* _Problem_: In this exercise, print only the lines of the records below from the one with "Emit a component" through the one with "Chart.register(...registerables);", inclusive. Pictures are not part of the copy.

* _Source records_:
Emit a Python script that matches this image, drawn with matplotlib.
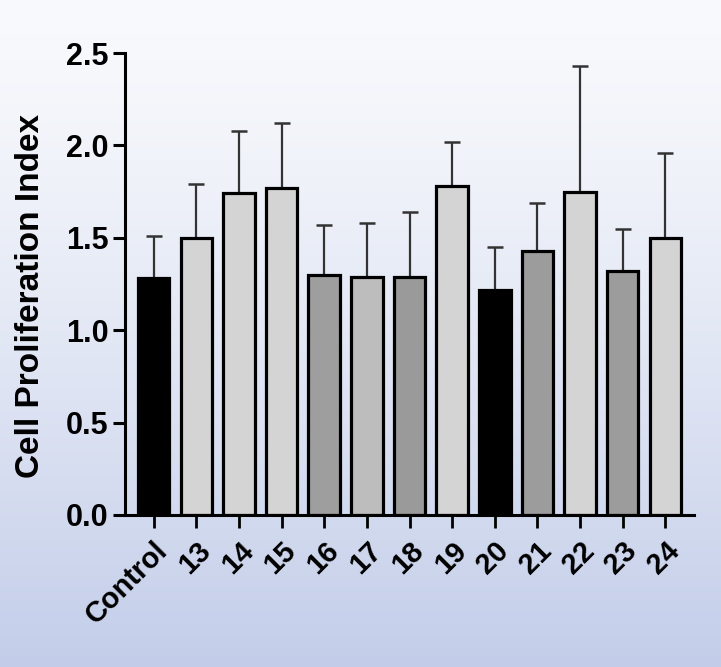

* * *

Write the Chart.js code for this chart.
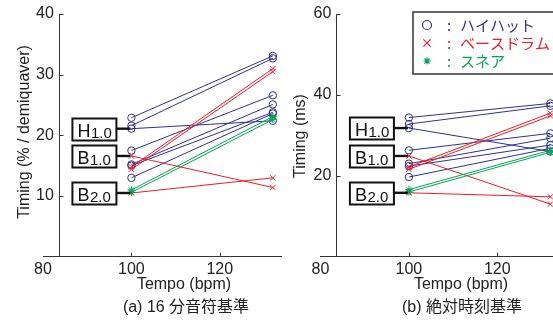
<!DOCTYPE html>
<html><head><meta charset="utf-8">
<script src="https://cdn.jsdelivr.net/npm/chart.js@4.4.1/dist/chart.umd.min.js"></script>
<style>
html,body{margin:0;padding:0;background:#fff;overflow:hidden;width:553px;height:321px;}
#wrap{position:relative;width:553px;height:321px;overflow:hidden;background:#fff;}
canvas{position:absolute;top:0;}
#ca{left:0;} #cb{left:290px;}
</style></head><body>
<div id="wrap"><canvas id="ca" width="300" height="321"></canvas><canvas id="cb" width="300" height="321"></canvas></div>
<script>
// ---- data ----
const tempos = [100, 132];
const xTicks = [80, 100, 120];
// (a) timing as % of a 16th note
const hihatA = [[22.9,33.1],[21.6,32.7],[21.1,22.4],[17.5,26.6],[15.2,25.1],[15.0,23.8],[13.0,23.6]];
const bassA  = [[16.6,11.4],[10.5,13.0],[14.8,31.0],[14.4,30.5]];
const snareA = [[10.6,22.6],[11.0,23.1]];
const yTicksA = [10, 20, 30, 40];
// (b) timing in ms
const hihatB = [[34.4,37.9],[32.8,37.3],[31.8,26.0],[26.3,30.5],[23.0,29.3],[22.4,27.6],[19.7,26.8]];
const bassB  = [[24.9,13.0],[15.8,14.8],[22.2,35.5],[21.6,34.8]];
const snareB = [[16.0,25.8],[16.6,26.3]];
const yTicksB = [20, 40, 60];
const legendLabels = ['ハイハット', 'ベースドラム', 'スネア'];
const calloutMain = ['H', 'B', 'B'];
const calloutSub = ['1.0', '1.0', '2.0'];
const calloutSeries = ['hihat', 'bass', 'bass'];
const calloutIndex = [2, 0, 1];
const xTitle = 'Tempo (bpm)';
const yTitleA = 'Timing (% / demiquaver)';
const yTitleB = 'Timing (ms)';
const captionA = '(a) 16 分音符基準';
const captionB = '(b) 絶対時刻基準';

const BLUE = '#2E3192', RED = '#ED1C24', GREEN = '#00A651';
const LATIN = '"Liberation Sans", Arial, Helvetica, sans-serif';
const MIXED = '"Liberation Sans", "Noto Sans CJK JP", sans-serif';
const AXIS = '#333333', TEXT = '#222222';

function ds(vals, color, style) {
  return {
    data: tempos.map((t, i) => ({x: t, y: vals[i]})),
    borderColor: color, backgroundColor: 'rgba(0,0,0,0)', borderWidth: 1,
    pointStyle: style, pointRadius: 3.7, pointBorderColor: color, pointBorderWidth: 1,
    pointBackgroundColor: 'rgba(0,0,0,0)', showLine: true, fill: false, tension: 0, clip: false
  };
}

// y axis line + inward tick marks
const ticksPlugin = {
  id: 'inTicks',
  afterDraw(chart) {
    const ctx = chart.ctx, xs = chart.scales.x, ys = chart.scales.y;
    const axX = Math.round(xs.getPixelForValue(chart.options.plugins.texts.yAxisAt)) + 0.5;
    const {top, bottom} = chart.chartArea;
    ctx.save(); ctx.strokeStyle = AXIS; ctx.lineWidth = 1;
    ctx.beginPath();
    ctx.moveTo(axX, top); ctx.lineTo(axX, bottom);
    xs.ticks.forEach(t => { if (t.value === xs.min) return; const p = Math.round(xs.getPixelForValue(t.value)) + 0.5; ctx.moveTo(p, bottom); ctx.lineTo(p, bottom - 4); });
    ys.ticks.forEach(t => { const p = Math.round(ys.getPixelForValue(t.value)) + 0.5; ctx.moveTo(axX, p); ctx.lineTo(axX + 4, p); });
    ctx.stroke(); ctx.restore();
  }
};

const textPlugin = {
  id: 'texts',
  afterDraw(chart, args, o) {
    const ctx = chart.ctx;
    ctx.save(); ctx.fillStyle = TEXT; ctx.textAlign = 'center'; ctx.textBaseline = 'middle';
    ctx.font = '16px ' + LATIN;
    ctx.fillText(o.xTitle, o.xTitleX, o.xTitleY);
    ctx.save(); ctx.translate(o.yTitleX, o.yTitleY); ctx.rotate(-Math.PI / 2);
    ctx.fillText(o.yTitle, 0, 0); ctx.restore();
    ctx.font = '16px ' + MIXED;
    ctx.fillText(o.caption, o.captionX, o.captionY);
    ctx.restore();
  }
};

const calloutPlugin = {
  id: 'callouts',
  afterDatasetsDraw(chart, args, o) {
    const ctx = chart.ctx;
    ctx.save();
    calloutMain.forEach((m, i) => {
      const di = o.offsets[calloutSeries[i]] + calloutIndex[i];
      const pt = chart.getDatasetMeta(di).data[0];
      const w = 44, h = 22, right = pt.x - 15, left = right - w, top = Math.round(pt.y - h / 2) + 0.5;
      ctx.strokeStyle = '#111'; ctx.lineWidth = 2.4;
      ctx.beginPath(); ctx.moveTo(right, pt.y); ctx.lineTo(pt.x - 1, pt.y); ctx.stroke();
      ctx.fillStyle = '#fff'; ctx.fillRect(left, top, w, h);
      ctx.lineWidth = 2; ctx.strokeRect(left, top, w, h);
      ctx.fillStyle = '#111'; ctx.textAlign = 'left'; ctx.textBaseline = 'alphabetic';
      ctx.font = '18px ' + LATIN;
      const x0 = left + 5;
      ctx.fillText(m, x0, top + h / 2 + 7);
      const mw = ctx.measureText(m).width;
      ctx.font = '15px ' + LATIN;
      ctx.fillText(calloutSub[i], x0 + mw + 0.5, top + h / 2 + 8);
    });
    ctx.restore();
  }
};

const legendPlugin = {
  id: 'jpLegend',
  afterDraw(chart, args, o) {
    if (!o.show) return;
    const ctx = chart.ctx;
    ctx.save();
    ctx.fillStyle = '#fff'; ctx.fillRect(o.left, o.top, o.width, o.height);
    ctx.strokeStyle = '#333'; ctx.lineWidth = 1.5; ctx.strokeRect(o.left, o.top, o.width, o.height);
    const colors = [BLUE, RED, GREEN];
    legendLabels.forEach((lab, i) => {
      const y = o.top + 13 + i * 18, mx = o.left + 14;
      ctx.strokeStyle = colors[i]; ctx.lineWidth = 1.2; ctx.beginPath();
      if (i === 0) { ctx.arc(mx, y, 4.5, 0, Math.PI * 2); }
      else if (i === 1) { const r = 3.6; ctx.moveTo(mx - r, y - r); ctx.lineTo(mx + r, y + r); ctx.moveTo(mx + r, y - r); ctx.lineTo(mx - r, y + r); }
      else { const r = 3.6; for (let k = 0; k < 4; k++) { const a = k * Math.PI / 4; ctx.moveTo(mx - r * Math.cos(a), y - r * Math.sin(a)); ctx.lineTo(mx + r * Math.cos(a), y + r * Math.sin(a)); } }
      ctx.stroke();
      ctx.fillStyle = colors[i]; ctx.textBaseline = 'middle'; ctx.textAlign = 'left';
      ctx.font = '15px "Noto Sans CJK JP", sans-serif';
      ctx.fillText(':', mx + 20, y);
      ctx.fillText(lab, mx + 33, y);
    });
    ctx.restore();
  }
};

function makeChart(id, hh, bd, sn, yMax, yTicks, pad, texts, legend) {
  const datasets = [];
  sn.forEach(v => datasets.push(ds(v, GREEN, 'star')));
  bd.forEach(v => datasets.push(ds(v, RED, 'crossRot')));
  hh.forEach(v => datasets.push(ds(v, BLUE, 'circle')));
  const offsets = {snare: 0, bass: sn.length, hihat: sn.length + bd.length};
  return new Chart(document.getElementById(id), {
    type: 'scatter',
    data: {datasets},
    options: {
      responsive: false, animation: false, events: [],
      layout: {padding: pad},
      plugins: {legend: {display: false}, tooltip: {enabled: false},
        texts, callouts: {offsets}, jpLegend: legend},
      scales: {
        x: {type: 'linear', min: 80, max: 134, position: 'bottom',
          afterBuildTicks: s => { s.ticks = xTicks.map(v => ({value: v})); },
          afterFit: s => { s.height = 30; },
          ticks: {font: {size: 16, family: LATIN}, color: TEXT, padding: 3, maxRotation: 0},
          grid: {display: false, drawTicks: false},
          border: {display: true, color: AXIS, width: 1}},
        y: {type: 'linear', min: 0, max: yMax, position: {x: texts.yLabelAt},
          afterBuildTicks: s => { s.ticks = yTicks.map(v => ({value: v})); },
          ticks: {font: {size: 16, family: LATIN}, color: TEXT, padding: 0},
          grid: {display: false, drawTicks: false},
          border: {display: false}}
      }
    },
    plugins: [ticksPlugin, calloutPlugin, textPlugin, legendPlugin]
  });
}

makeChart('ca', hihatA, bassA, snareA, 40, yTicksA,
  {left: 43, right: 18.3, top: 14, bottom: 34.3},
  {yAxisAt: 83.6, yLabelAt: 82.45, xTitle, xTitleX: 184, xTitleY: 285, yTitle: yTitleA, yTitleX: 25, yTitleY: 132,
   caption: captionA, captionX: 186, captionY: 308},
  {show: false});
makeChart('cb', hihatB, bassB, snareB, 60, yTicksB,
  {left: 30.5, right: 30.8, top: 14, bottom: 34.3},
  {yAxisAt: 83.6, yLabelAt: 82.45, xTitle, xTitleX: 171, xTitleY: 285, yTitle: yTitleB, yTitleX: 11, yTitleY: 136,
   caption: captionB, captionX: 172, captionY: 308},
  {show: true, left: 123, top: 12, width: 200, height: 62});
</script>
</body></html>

--

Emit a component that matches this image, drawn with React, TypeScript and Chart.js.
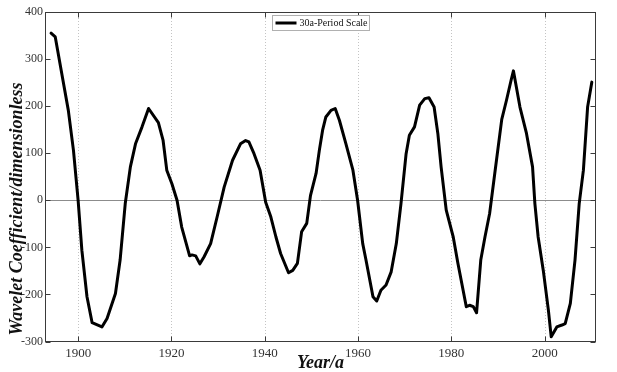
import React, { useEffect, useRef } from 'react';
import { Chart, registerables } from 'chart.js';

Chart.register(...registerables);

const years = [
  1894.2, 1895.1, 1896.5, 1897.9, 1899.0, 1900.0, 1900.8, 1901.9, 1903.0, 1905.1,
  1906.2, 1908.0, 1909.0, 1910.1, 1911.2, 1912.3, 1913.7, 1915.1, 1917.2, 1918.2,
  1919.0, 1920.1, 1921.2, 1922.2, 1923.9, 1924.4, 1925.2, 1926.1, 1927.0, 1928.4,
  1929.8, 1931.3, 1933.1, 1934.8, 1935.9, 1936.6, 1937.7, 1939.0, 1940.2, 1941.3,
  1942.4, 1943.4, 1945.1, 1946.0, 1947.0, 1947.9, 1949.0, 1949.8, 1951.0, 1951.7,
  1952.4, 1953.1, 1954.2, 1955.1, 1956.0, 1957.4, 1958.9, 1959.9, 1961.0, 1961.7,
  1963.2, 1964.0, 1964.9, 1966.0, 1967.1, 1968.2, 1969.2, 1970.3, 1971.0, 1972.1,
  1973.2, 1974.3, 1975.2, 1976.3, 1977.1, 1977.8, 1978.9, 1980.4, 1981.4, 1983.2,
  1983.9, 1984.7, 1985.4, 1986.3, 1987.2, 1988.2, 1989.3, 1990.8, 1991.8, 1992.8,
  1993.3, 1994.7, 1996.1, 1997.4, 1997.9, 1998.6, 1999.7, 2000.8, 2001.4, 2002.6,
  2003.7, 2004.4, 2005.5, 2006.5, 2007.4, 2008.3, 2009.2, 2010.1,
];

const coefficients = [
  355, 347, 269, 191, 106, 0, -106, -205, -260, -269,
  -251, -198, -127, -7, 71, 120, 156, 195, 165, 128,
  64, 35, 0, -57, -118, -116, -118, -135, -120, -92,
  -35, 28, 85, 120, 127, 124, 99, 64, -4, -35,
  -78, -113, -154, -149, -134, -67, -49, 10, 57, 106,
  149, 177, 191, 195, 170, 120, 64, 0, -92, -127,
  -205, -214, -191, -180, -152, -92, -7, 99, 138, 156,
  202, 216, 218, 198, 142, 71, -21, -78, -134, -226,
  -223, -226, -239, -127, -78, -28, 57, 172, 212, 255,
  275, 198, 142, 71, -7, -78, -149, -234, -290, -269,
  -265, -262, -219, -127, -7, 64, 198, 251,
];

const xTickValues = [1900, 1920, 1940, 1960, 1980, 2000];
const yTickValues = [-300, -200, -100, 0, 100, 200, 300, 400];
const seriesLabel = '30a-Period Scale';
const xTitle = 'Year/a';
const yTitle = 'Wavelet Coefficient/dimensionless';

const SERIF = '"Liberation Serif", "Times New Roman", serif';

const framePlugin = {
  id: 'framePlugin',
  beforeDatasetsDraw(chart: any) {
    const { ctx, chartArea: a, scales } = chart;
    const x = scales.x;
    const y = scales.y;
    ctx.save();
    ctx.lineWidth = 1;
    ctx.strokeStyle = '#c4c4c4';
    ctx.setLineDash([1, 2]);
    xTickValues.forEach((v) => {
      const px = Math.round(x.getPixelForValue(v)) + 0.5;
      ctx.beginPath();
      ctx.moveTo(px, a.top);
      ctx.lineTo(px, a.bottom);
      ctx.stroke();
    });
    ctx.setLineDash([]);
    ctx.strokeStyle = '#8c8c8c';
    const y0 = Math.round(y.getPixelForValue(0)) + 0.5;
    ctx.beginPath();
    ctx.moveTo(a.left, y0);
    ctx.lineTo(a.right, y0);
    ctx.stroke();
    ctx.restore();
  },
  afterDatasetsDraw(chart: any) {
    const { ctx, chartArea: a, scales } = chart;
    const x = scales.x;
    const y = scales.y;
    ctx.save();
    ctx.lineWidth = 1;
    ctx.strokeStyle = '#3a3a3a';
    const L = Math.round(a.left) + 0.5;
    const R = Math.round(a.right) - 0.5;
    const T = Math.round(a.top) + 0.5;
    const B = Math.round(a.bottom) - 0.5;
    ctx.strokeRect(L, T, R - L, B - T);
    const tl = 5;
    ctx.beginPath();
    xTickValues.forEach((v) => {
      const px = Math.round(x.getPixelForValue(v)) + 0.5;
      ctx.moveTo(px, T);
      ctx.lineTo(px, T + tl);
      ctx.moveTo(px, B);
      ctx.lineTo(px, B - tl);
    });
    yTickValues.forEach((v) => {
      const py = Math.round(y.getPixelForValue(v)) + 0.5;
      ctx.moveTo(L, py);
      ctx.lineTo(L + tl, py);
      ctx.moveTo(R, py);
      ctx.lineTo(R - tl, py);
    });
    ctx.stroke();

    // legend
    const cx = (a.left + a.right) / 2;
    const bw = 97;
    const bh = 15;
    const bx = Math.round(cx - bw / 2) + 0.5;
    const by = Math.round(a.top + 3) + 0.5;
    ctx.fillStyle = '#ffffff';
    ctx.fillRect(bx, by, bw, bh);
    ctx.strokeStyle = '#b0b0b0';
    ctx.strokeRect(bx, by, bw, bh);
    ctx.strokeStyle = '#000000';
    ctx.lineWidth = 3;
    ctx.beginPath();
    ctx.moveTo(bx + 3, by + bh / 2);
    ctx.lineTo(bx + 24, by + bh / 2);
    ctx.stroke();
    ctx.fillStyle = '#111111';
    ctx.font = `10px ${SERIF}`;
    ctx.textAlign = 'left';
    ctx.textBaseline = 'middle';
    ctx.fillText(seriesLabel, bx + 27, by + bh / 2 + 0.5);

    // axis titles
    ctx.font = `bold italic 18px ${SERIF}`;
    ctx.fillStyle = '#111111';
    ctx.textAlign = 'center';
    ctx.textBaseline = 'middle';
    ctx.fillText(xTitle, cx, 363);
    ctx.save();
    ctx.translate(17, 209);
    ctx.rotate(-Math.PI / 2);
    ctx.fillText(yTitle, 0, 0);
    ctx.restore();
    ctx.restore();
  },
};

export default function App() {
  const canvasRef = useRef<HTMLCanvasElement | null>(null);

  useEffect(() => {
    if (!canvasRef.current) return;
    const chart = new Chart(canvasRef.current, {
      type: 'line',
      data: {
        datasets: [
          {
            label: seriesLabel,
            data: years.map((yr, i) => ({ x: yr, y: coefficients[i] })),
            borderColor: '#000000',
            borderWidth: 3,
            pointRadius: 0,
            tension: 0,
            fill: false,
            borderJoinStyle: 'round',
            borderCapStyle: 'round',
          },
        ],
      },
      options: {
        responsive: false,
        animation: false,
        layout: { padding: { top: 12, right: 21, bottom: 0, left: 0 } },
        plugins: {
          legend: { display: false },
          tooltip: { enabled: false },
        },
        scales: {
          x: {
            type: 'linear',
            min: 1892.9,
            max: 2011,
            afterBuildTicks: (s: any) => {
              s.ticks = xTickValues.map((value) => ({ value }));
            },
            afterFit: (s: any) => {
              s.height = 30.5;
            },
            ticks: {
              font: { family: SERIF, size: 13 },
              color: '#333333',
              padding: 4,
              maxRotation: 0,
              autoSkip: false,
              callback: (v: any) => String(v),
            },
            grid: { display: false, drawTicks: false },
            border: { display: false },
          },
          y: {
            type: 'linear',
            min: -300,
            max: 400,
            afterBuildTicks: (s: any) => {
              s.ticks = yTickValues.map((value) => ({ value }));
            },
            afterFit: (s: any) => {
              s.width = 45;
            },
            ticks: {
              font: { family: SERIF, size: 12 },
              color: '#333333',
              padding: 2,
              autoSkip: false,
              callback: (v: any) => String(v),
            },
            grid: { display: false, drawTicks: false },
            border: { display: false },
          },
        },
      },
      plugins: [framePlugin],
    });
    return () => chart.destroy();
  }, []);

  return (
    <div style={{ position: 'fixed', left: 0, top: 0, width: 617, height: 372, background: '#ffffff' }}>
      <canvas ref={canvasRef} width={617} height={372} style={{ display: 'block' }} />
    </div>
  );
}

* _Answer below_:
Emit a component that matches this image, drawn with React, TypeScript and Chart.js.
import React, { useEffect, useRef } from 'react';
import { Chart, registerables } from 'chart.js';

Chart.register(...registerables);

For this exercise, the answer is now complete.